Starting with the first line below, extract each line through the one that contains "plt.rcParams['font.family'] = ['Liberation", inclusive, excluding pictures.

^^^^^^^^

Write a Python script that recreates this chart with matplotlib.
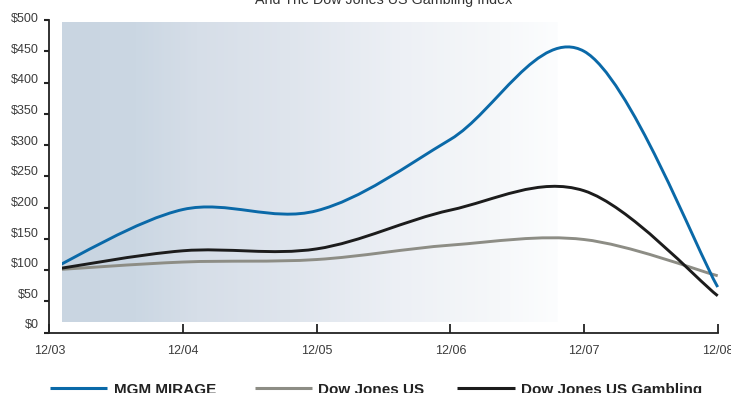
import numpy as np
import matplotlib
matplotlib.use("Agg")
import matplotlib.pyplot as plt
from matplotlib.path import Path
from matplotlib.patches import PathPatch, Rectangle
from matplotlib.lines import Line2D
import matplotlib.transforms as mtransforms
from matplotlib.colors import to_rgb

plt.rcParams['font.family'] = ['Liberation Sans', 'DejaVu Sans']

# ---- data ----
dates = ["12/03", "12/04", "12/05", "12/06", "12/07", "12/08"]
mgm = [100, 197, 195, 309, 450, 73]
dj_us = [100, 113, 117, 140, 149, 91]
dj_gambling = [100, 131, 134, 196, 227, 59]
series_names = ["MGM MIRAGE", "Dow Jones US", "Dow Jones US Gambling"]
series_colors = ["#0a69a8", "#8d8d85", "#1c1c1c"]
y_ticks = [0, 50, 100, 150, 200, 250, 300, 350, 400, 450, 500]
title = "And The Dow Jones US Gambling Index"

W, H, DPI = 731, 393, 100
fig = plt.figure(figsize=(W / DPI, H / DPI), dpi=DPI)
fig.patch.set_facecolor("white")

# axes placement (pixels -> fraction)
x0_px, x1_px = 49.3, 717.7
y0_px, y1_px = 332.7, 20.0
ax = fig.add_axes([x0_px / W, (H - y0_px) / H, (x1_px - x0_px) / W, (y0_px - y1_px) / H])
ax.set_facecolor("none")

xpos = np.arange(len(dates))
ax.set_xlim(xpos[0], xpos[-1])
ax.set_ylim(y_ticks[0], y_ticks[-1])

# ---- gradient background ----
gx0, gx1 = 0.095, 3.80
gy0, gy1 = 16.6, 495.7
stop_x = np.array([0.095, 0.65, 1.10, 1.80, 2.62, 3.37, 3.80])
stop_c = np.array([to_rgb(c) for c in
                   ["#c9d5e1", "#cbd7e3", "#d6dee8", "#dfe5ed", "#edf0f5", "#f6f8fa", "#fcfdfe"]])
gxs = np.linspace(gx0, gx1, 400)
grad = np.stack([np.interp(gxs, stop_x, stop_c[:, k]) for k in range(3)], axis=-1)[None, :, :]
ax.imshow(grad, extent=[gx0, gx1, gy0, gy1], aspect="auto", interpolation="bilinear",
          zorder=0, origin="lower")


# ---- smoothed lines (Catmull-Rom style bezier through the points) ----
def smooth_path(xs, ys):
    pts = np.column_stack([xs, ys]).astype(float)
    n = len(pts)
    verts = [pts[0]]
    codes = [Path.MOVETO]
    for i in range(n - 1):
        p0 = pts[i - 1] if i > 0 else pts[i]
        p1 = pts[i]
        p2 = pts[i + 1]
        p3 = pts[i + 2] if i + 2 < n else pts[i + 1]
        c1 = p1 + (p2 - p0) / 6.0
        c2 = p2 - (p3 - p1) / 6.0
        verts += [c1, c2, p2]
        codes += [Path.CURVE4] * 3
    return Path(verts, codes)


clip_rect = Rectangle((gx0, -100), 10, 800, transform=ax.transData, visible=False)
ax.add_patch(clip_rect)

for vals, col in [(dj_us, series_colors[1]), (dj_gambling, series_colors[2]), (mgm, series_colors[0])]:
    pp = PathPatch(smooth_path(xpos, vals), facecolor="none", edgecolor=col, lw=2.1,
                   capstyle="butt", joinstyle="round", zorder=3)
    ax.add_patch(pp)
    pp.set_clip_box(None)
    pp.set_clip_path(clip_rect)

# ---- spines & ticks ----
for s in ["top", "right"]:
    ax.spines[s].set_visible(False)
for s in ["left", "bottom"]:
    ax.spines[s].set_linewidth(1.3)
    ax.spines[s].set_color("#222222")

ax.set_xticks(xpos)
ax.set_xticklabels(dates)
ax.tick_params(axis="x", direction="in", length=6.5, width=1.3, color="#222222",
               pad=8.5, labelsize=9, labelcolor="#3c3c3c")
ax.set_yticks(y_ticks)
ax.set_yticklabels([])
ax.tick_params(axis="y", direction="out", length=3.6, width=1.5, color="#222222")

# y labels (slightly raised relative to their ticks, as in the reference)
for v in y_ticks:
    dy_px = 7.4 - 0.0134 * v
    tr = ax.get_yaxis_transform() + mtransforms.ScaledTranslation(-10.3 / DPI, dy_px / DPI, fig.dpi_scale_trans)
    ax.text(0, v, f"${v}", transform=tr, ha="right", va="center", fontsize=9, color="#3c3c3c")

# ---- title (cut at top) ----
fig.text(383.5 / W, 1 - 4 / H, title, ha="center", va="baseline", fontsize=10.3, color="#333333")

# ---- legend (manual, at bottom) ----
leg_y = 1 - 388.3 / H
leg_base = 1 - 393.8 / H
leg_entries = [(50, 107, 114), (255, 312, 318), (457, 515, 521)]
for (lx0, lx1, tx), name, col in zip(leg_entries, series_names, series_colors):
    fig.add_artist(Line2D([lx0 / W, lx1 / W], [leg_y, leg_y], color=col, lw=2.2,
                          transform=fig.transFigure, solid_capstyle="butt"))
    fig.text(tx / W, leg_base, name, ha="left", va="baseline", fontsize=11,
             fontweight="bold", color="#222222")

fig.savefig("out.png", dpi=DPI)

^^^^^^^^

= FINISHED TASK =
Write a Python script that recreates this chart with matplotlib.
import numpy as np
import matplotlib
matplotlib.use("Agg")
import matplotlib.pyplot as plt
from matplotlib.path import Path
from matplotlib.patches import PathPatch, Rectangle
from matplotlib.lines import Line2D
import matplotlib.transforms as mtransforms
from matplotlib.colors import to_rgb

plt.rcParams['font.family'] = ['Liberation Sans', 'DejaVu Sans']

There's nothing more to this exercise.